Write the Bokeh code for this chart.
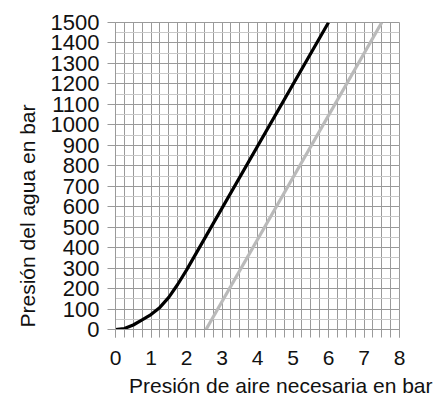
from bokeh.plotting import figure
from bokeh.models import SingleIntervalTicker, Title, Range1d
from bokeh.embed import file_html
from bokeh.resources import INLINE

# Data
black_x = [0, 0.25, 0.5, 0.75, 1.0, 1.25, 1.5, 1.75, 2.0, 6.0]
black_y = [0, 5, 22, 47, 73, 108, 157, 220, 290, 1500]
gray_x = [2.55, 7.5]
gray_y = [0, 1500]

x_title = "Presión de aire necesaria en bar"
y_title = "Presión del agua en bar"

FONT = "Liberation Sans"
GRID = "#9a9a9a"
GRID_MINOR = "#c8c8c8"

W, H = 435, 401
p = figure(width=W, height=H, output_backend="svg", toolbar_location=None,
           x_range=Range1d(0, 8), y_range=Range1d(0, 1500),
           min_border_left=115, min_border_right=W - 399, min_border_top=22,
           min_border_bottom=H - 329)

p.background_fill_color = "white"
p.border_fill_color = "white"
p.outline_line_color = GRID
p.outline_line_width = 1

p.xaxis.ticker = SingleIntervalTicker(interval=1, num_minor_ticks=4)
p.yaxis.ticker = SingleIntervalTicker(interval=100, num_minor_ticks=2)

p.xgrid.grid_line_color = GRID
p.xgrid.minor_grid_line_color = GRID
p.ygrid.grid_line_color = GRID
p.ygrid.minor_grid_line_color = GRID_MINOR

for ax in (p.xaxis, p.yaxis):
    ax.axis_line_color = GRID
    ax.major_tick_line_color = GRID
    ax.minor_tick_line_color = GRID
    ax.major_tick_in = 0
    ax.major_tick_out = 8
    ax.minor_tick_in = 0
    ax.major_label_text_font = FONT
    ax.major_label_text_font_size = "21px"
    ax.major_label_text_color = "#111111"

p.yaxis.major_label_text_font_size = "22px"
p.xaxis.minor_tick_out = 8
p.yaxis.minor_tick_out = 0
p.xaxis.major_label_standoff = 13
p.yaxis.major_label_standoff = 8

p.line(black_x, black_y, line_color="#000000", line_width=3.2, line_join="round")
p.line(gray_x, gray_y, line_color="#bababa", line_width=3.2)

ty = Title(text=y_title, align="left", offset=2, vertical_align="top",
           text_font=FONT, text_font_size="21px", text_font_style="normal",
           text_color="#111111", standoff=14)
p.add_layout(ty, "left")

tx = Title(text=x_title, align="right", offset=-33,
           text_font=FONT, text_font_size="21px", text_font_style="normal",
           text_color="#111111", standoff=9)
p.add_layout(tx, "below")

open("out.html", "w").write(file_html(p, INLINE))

——————————

SHORT EXERCISE:
Copy out the data above exactly, except the pictures.

FULL OUTPUT:
Write the Bokeh code for this chart.
from bokeh.plotting import figure
from bokeh.models import SingleIntervalTicker, Title, Range1d
from bokeh.embed import file_html
from bokeh.resources import INLINE

# Data
black_x = [0, 0.25, 0.5, 0.75, 1.0, 1.25, 1.5, 1.75, 2.0, 6.0]
black_y = [0, 5, 22, 47, 73, 108, 157, 220, 290, 1500]
gray_x = [2.55, 7.5]
gray_y = [0, 1500]

x_title = "Presión de aire necesaria en bar"
y_title = "Presión del agua en bar"

FONT = "Liberation Sans"
GRID = "#9a9a9a"
GRID_MINOR = "#c8c8c8"

W, H = 435, 401
p = figure(width=W, height=H, output_backend="svg", toolbar_location=None,
           x_range=Range1d(0, 8), y_range=Range1d(0, 1500),
           min_border_left=115, min_border_right=W - 399, min_border_top=22,
           min_border_bottom=H - 329)

p.background_fill_color = "white"
p.border_fill_color = "white"
p.outline_line_color = GRID
p.outline_line_width = 1

p.xaxis.ticker = SingleIntervalTicker(interval=1, num_minor_ticks=4)
p.yaxis.ticker = SingleIntervalTicker(interval=100, num_minor_ticks=2)

p.xgrid.grid_line_color = GRID
p.xgrid.minor_grid_line_color = GRID
p.ygrid.grid_line_color = GRID
p.ygrid.minor_grid_line_color = GRID_MINOR

for ax in (p.xaxis, p.yaxis):
    ax.axis_line_color = GRID
    ax.major_tick_line_color = GRID
    ax.minor_tick_line_color = GRID
    ax.major_tick_in = 0
    ax.major_tick_out = 8
    ax.minor_tick_in = 0
    ax.major_label_text_font = FONT
    ax.major_label_text_font_size = "21px"
    ax.major_label_text_color = "#111111"

p.yaxis.major_label_text_font_size = "22px"
p.xaxis.minor_tick_out = 8
p.yaxis.minor_tick_out = 0
p.xaxis.major_label_standoff = 13
p.yaxis.major_label_standoff = 8

p.line(black_x, black_y, line_color="#000000", line_width=3.2, line_join="round")
p.line(gray_x, gray_y, line_color="#bababa", line_width=3.2)

ty = Title(text=y_title, align="left", offset=2, vertical_align="top",
           text_font=FONT, text_font_size="21px", text_font_style="normal",
           text_color="#111111", standoff=14)
p.add_layout(ty, "left")

tx = Title(text=x_title, align="right", offset=-33,
           text_font=FONT, text_font_size="21px", text_font_style="normal",
           text_color="#111111", standoff=9)
p.add_layout(tx, "below")

open("out.html", "w").write(file_html(p, INLINE))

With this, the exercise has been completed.